▸ Exercise details
Reproduce exactly the lines below, from the first one through the line containing "(pomaranczowy) at (568,229);", and omit any pictures.

## BEGIN

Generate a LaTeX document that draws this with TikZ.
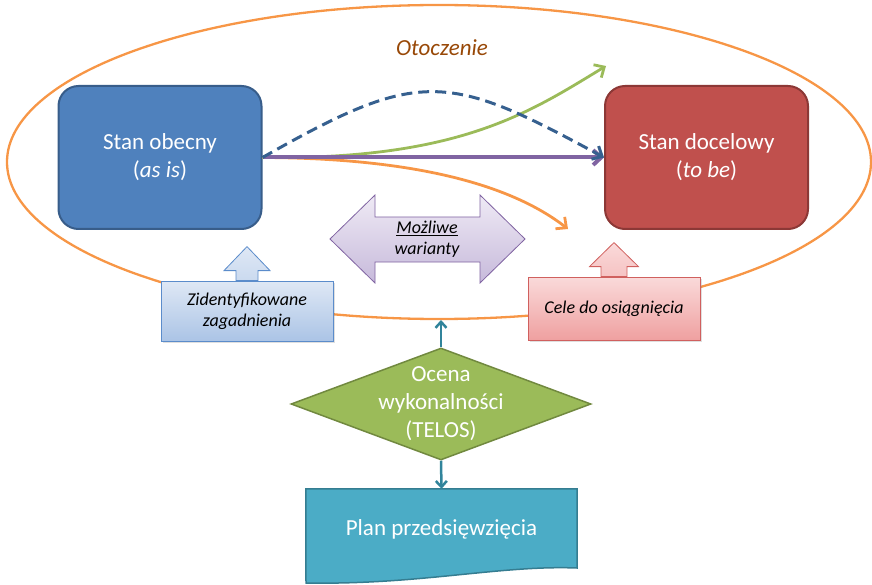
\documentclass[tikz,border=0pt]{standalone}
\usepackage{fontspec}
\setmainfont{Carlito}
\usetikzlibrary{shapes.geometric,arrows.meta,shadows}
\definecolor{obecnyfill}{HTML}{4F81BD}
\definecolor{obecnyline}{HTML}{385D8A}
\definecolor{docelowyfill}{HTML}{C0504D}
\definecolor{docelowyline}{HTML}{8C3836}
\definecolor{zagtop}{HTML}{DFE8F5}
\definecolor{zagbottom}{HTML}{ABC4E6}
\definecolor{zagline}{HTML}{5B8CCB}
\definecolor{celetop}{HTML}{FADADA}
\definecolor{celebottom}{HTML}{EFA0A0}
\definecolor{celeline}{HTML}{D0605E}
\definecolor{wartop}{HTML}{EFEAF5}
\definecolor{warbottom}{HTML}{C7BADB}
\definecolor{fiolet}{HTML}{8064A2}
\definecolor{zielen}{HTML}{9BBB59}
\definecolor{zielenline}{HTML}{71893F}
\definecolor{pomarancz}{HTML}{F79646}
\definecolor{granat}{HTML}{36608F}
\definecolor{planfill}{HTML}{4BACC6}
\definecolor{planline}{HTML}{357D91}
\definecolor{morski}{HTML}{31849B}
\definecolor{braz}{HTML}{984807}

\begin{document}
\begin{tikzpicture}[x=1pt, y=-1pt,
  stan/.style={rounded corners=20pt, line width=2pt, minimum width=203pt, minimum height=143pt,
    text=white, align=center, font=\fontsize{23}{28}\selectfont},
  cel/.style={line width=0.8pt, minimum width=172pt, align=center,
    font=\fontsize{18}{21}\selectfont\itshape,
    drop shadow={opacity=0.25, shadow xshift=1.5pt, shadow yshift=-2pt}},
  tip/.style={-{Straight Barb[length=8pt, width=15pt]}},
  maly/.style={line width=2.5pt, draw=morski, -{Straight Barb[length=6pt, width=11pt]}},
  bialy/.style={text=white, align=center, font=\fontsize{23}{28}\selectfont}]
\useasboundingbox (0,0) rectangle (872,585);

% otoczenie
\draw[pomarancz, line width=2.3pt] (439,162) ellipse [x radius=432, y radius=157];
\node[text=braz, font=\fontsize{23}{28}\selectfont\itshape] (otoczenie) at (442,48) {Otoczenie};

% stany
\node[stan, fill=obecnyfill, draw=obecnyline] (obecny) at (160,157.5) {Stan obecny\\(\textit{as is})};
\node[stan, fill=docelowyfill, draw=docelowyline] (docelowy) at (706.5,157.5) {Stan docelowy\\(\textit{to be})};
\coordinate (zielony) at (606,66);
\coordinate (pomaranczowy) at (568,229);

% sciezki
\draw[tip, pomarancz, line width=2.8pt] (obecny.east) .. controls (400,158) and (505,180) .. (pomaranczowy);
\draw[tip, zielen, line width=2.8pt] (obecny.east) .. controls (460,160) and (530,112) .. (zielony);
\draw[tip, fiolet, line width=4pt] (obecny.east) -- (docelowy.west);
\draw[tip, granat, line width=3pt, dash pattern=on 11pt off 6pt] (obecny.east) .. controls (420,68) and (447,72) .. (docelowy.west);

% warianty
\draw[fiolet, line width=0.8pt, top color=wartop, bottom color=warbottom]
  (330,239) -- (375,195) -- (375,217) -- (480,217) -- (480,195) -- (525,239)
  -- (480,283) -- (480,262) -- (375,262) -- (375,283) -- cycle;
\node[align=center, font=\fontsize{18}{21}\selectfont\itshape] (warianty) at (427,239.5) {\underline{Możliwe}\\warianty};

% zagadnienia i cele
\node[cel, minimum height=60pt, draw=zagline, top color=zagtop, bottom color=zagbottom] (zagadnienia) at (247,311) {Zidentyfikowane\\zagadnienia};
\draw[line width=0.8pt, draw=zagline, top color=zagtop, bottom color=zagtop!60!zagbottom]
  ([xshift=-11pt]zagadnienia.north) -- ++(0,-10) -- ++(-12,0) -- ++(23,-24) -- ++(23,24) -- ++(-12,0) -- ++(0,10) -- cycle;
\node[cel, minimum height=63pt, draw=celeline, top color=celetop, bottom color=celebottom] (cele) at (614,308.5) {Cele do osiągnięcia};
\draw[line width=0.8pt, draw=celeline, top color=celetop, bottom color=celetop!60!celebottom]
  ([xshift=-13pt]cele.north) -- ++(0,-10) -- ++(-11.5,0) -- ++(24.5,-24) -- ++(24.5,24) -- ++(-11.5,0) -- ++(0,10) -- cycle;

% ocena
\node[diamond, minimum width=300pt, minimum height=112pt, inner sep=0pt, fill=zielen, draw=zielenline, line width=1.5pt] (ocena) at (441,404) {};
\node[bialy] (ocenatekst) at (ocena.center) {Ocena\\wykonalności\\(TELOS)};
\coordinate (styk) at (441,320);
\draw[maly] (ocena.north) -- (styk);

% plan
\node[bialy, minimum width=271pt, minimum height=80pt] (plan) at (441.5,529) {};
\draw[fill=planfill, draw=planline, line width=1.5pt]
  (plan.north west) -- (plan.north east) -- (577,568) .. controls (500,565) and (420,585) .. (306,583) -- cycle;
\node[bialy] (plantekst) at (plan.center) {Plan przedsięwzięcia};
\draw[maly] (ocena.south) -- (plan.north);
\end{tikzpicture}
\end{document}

## END

▸ Answer to this exercise
Generate a LaTeX document that draws this with TikZ.
\documentclass[tikz,border=0pt]{standalone}
\usepackage{fontspec}
\setmainfont{Carlito}
\usetikzlibrary{shapes.geometric,arrows.meta,shadows}
\definecolor{obecnyfill}{HTML}{4F81BD}
\definecolor{obecnyline}{HTML}{385D8A}
\definecolor{docelowyfill}{HTML}{C0504D}
\definecolor{docelowyline}{HTML}{8C3836}
\definecolor{zagtop}{HTML}{DFE8F5}
\definecolor{zagbottom}{HTML}{ABC4E6}
\definecolor{zagline}{HTML}{5B8CCB}
\definecolor{celetop}{HTML}{FADADA}
\definecolor{celebottom}{HTML}{EFA0A0}
\definecolor{celeline}{HTML}{D0605E}
\definecolor{wartop}{HTML}{EFEAF5}
\definecolor{warbottom}{HTML}{C7BADB}
\definecolor{fiolet}{HTML}{8064A2}
\definecolor{zielen}{HTML}{9BBB59}
\definecolor{zielenline}{HTML}{71893F}
\definecolor{pomarancz}{HTML}{F79646}
\definecolor{granat}{HTML}{36608F}
\definecolor{planfill}{HTML}{4BACC6}
\definecolor{planline}{HTML}{357D91}
\definecolor{morski}{HTML}{31849B}
\definecolor{braz}{HTML}{984807}

\begin{document}
\begin{tikzpicture}[x=1pt, y=-1pt,
  stan/.style={rounded corners=20pt, line width=2pt, minimum width=203pt, minimum height=143pt,
    text=white, align=center, font=\fontsize{23}{28}\selectfont},
  cel/.style={line width=0.8pt, minimum width=172pt, align=center,
    font=\fontsize{18}{21}\selectfont\itshape,
    drop shadow={opacity=0.25, shadow xshift=1.5pt, shadow yshift=-2pt}},
  tip/.style={-{Straight Barb[length=8pt, width=15pt]}},
  maly/.style={line width=2.5pt, draw=morski, -{Straight Barb[length=6pt, width=11pt]}},
  bialy/.style={text=white, align=center, font=\fontsize{23}{28}\selectfont}]
\useasboundingbox (0,0) rectangle (872,585);

% otoczenie
\draw[pomarancz, line width=2.3pt] (439,162) ellipse [x radius=432, y radius=157];
\node[text=braz, font=\fontsize{23}{28}\selectfont\itshape] (otoczenie) at (442,48) {Otoczenie};

% stany
\node[stan, fill=obecnyfill, draw=obecnyline] (obecny) at (160,157.5) {Stan obecny\\(\textit{as is})};
\node[stan, fill=docelowyfill, draw=docelowyline] (docelowy) at (706.5,157.5) {Stan docelowy\\(\textit{to be})};
\coordinate (zielony) at (606,66);
\coordinate (pomaranczowy) at (568,229);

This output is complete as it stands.